I've always thought solar sails made better parachutes than propulsion systems. Spacecraft can accelerated to high speed via a linear accelerator built around an airless planet or moon and flung off in the direction of a target star system. Once the probe gets through the heliopause of the destination system, the solar sail can be deployed to decelerate.
In so doing the probe doesn't need to carry the massive amount of fuel required to accelerate or decelerate, the solar sail is somewhat protected from damage while in interstellar space, and the transit time is cut because there is no great long acceleration/deceleration phases where the probe isn't traveling at top speed.
This has now been mentioned on Your Daily Dish.
http://www.yourdailydish.com/nasas-propulsion-theory-suggests-travel-ma…
You *CAN* steer a sail, by tacking.
You *CAN* decelerate a sail. Detach an outer ring of the sail, and turn on the laser again. The laser light hitting the outer ring is reflected back at the other side of the payload sail. If the numbers are right, the light hitting from the outer ring will exert more force than the light hitting direct from the laser; and the payload will decelerate.
Credit for that idea goes to the late Dr. Robert Forward, who wrote about it in his novel _Rocheworld_ (as well as in published papers).

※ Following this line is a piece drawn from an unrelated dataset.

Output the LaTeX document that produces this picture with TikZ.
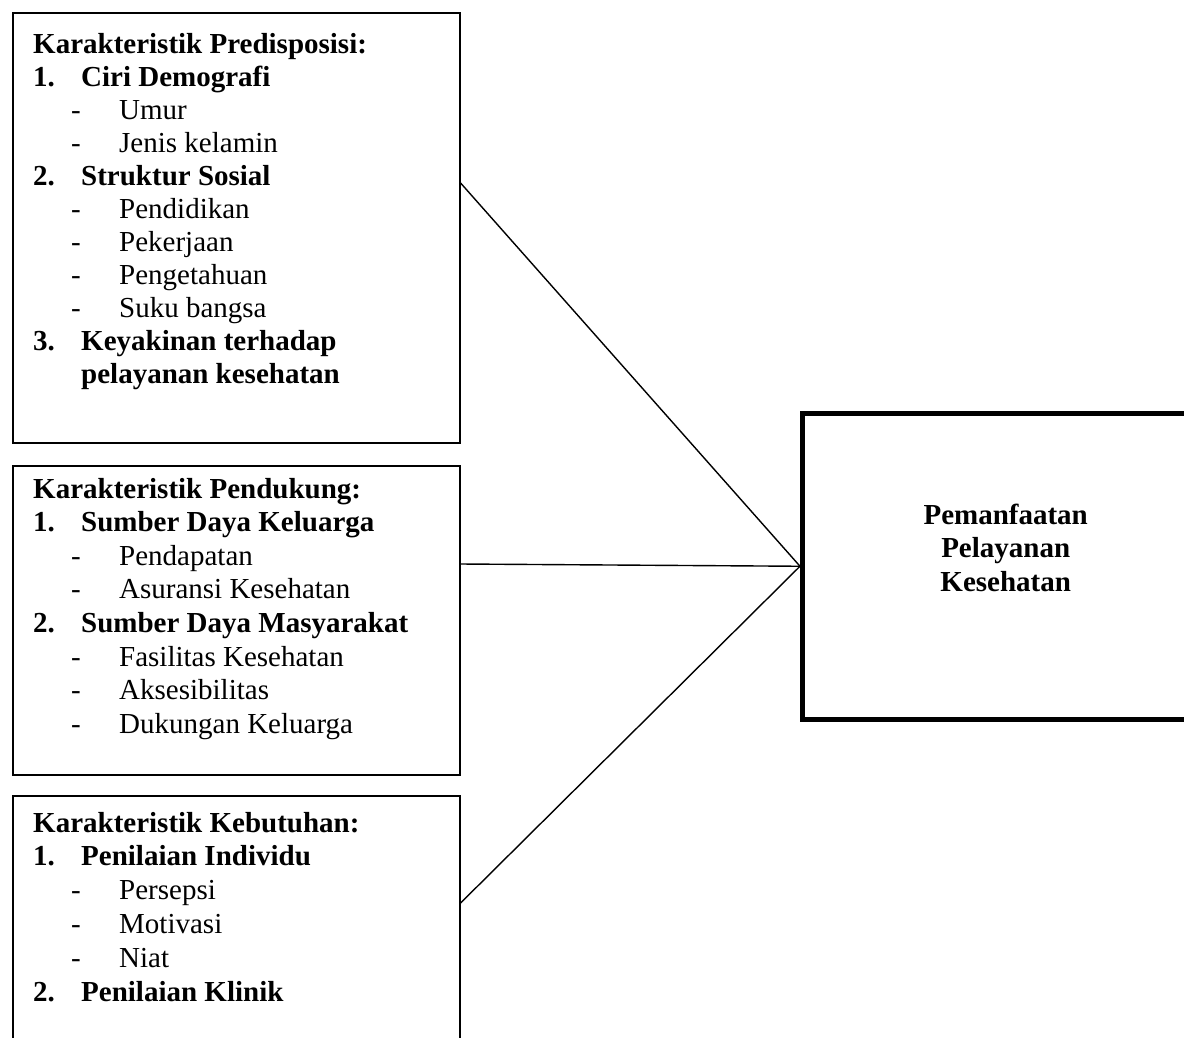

I think the maths has gone a little wrong here. You state that a laser in the gigawatt range would require an area of 100 square km. This implies a power of just 10 watts per square meter - massively below where we are at present - in fact by about a factor of a thousand at least. So actually the area required would be a rather small fraction of a square km, maybe just 100m by 100m - quite doable.